Records:
[Begin]
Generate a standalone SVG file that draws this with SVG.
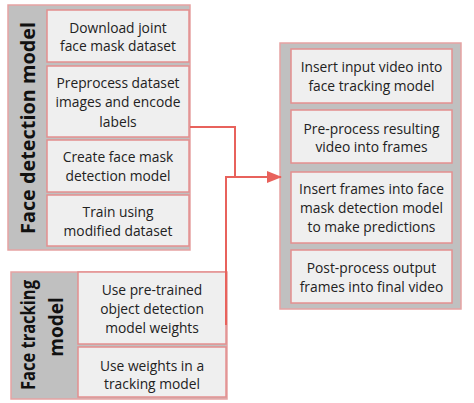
<svg xmlns="http://www.w3.org/2000/svg" width="474" height="403" viewBox="0 0 474 403">
<defs>
<style>
.grp{fill:#c0c0c0;stroke:#e6a3a3;stroke-width:1.5}
.box{fill:#efefef;stroke:#e48f8f;stroke-width:1.5}
.t{font-family:"Open Sans","Liberation Sans",sans-serif;font-size:13.8px;fill:#222;text-anchor:middle}
.h{font-family:"Open Sans","Liberation Sans",sans-serif;font-size:19px;font-weight:bold;fill:#111;text-anchor:middle}
.c{fill:none;stroke:#e8625c;stroke-width:2}
</style>
<marker id="ah" markerWidth="15" markerHeight="12" refX="14" refY="6" orient="auto" markerUnits="userSpaceOnUse" viewBox="0 0 15 12">
<path d="M0,0 L15,6 L0,12 Z" fill="#e8625c"/>
</marker>
</defs>
<rect width="474" height="403" fill="#fff"/>

<g id="face-detection-group">
<rect class="grp" x="8" y="5" width="182" height="245"/>
<text class="h" transform="translate(35,128) rotate(-90)" textLength="212" lengthAdjust="spacingAndGlyphs">Face detection model</text>
</g>
<g id="fd1"><rect class="box" x="47" y="10" width="142" height="52"/>
<text class="t" x="118" y="33">Download joint</text><text class="t" x="118" y="51">face mask dataset</text></g>
<g id="fd2"><rect class="box" x="47" y="66" width="142" height="71"/>
<text class="t" x="118" y="88">Preprocess dataset</text><text class="t" x="118" y="107">images and encode</text><text class="t" x="118" y="127">labels</text></g>
<g id="fd3"><rect class="box" x="47" y="140" width="142" height="52"/>
<text class="t" x="118" y="162">Create face mask</text><text class="t" x="118" y="181">detection model</text></g>
<g id="fd4"><rect class="box" x="47" y="195" width="142" height="51"/>
<text class="t" x="118" y="217">Train using</text><text class="t" x="118" y="236">modified dataset</text></g>

<g id="face-tracking-group">
<rect class="grp" x="11" y="272" width="216" height="127"/>
<text class="h" transform="translate(35,335) rotate(-90)" textLength="110" lengthAdjust="spacingAndGlyphs">Face tracking</text>
<text class="h" transform="translate(63,327) rotate(-90)">model</text>
</g>
<g id="ft1"><rect class="box" x="78" y="272" width="148" height="72"/>
<text class="t" x="152" y="295">Use pre-trained</text><text class="t" x="152" y="314">object detection</text><text class="t" x="152" y="333">model weights</text></g>
<g id="ft2"><rect class="box" x="78" y="347" width="148" height="50"/>
<text class="t" x="152" y="371">Use weights in a</text><text class="t" x="152" y="389">tracking model</text></g>

<g id="pipeline-group">
<rect class="grp" x="280" y="43" width="181" height="266"/>
</g>
<g id="p1"><rect class="box" x="291" y="49" width="161" height="54"/>
<text class="t" x="371.5" y="72">Insert input video into</text><text class="t" x="371.5" y="91">face tracking model</text></g>
<g id="p2"><rect class="box" x="291" y="110" width="161" height="53"/>
<text class="t" x="371.5" y="134">Pre-process resulting</text><text class="t" x="371.5" y="152">video into frames</text></g>
<g id="p3"><rect class="box" x="291" y="172" width="161" height="71"/>
<text class="t" x="371.5" y="194">Insert frames into face</text><text class="t" x="371.5" y="213">mask detection model</text><text class="t" x="371.5" y="232">to make predictions</text></g>
<g id="p4"><rect class="box" x="291" y="250" width="161" height="53"/>
<text class="t" x="371.5" y="273">Post-process output</text><text class="t" x="371.5" y="292">frames into final video</text></g>

<g id="connectors">
<path class="c" d="M190,127 H235 V177"/>
<path class="c" d="M226,325 V177 H281" marker-end="url(#ah)"/>
</g>
</svg>
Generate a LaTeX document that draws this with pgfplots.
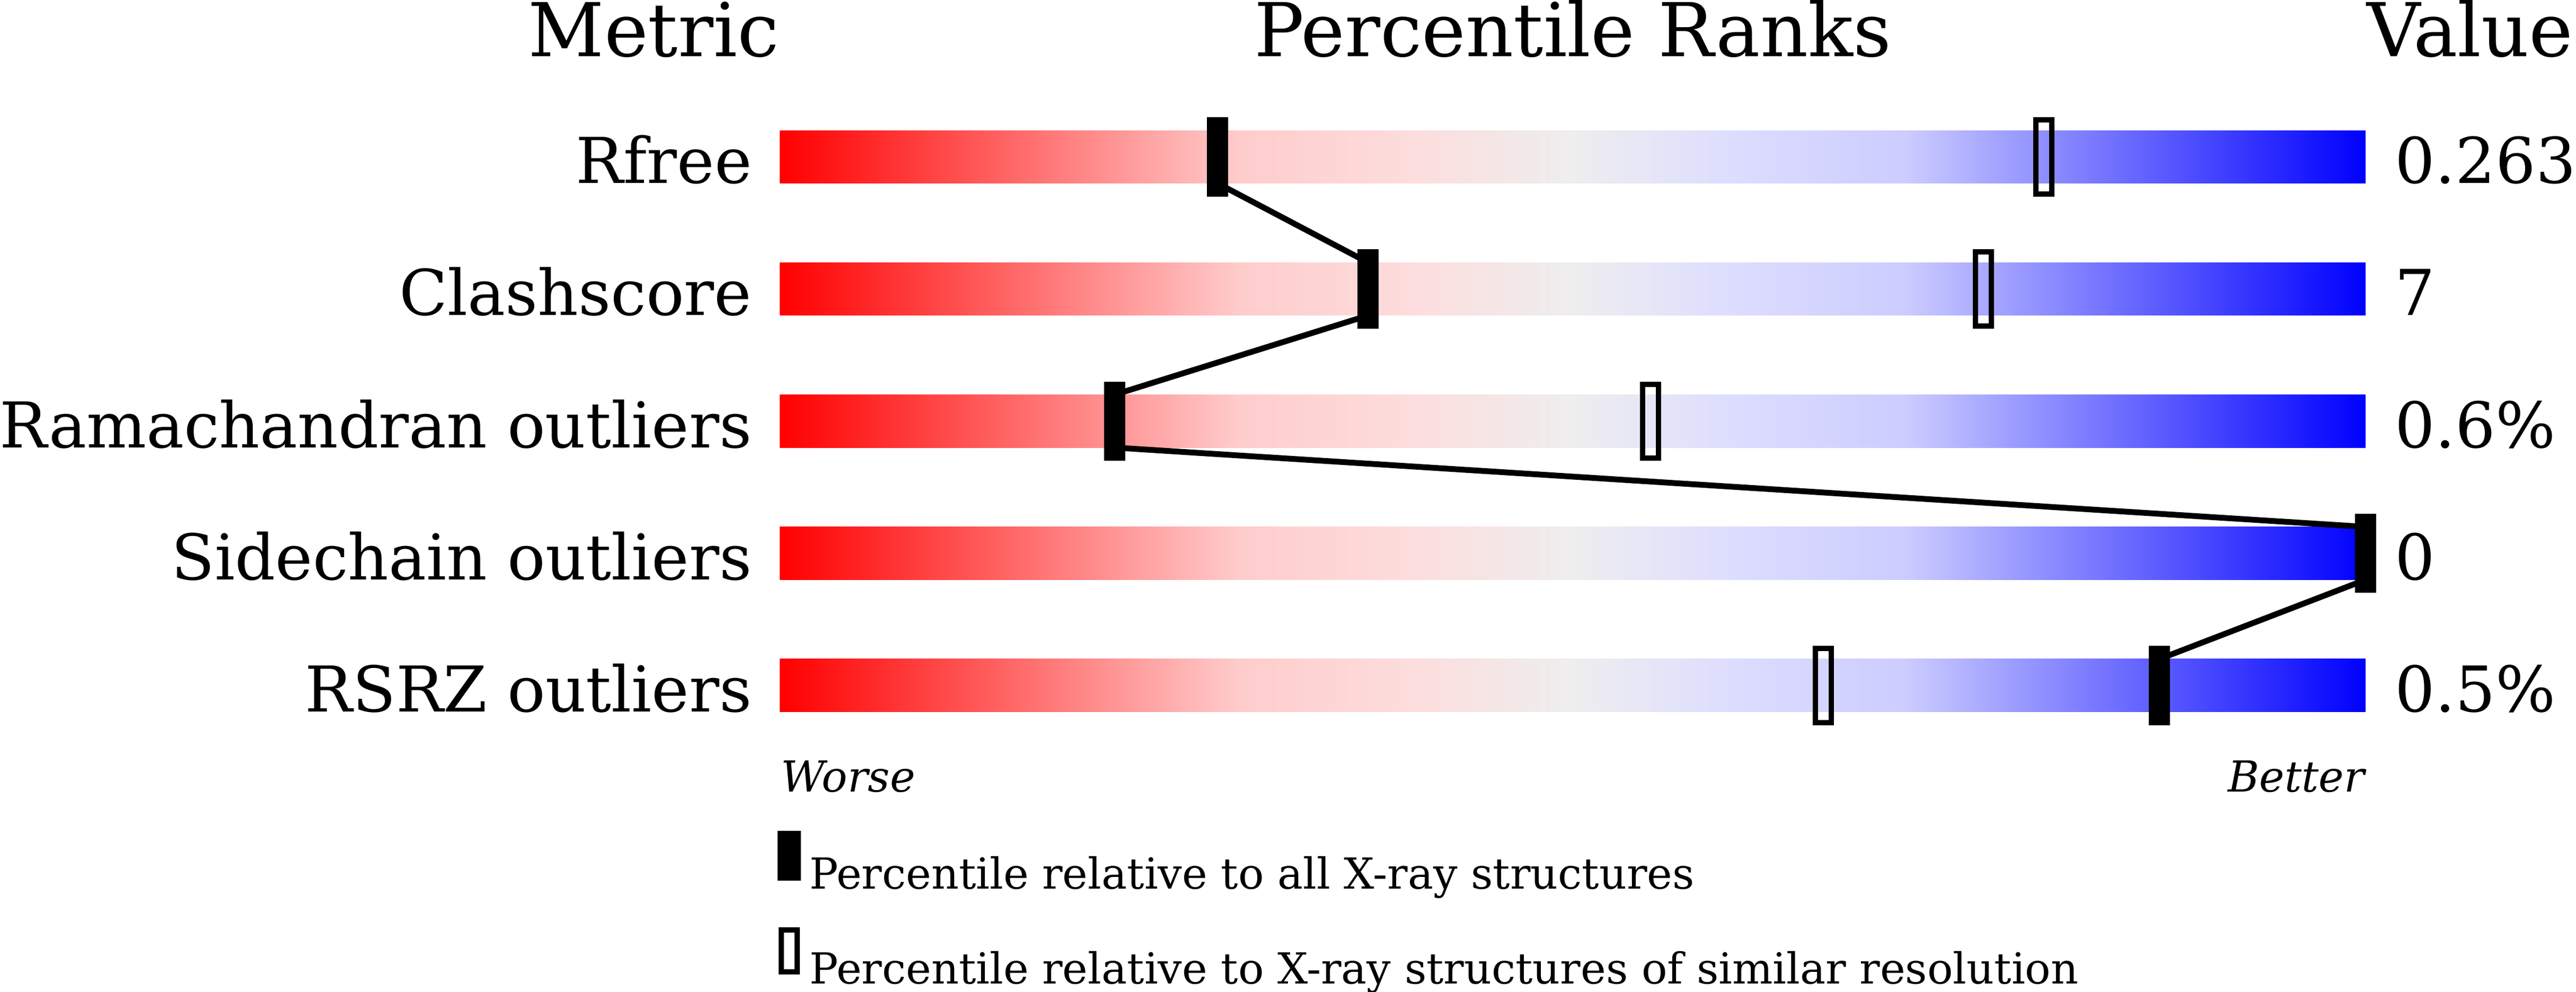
[End]
→ Requirement
Gather up the lines that contain the word "draws".

→ Response to the task
Generate a standalone SVG file that draws this with SVG.
Generate a LaTeX document that draws this with pgfplots.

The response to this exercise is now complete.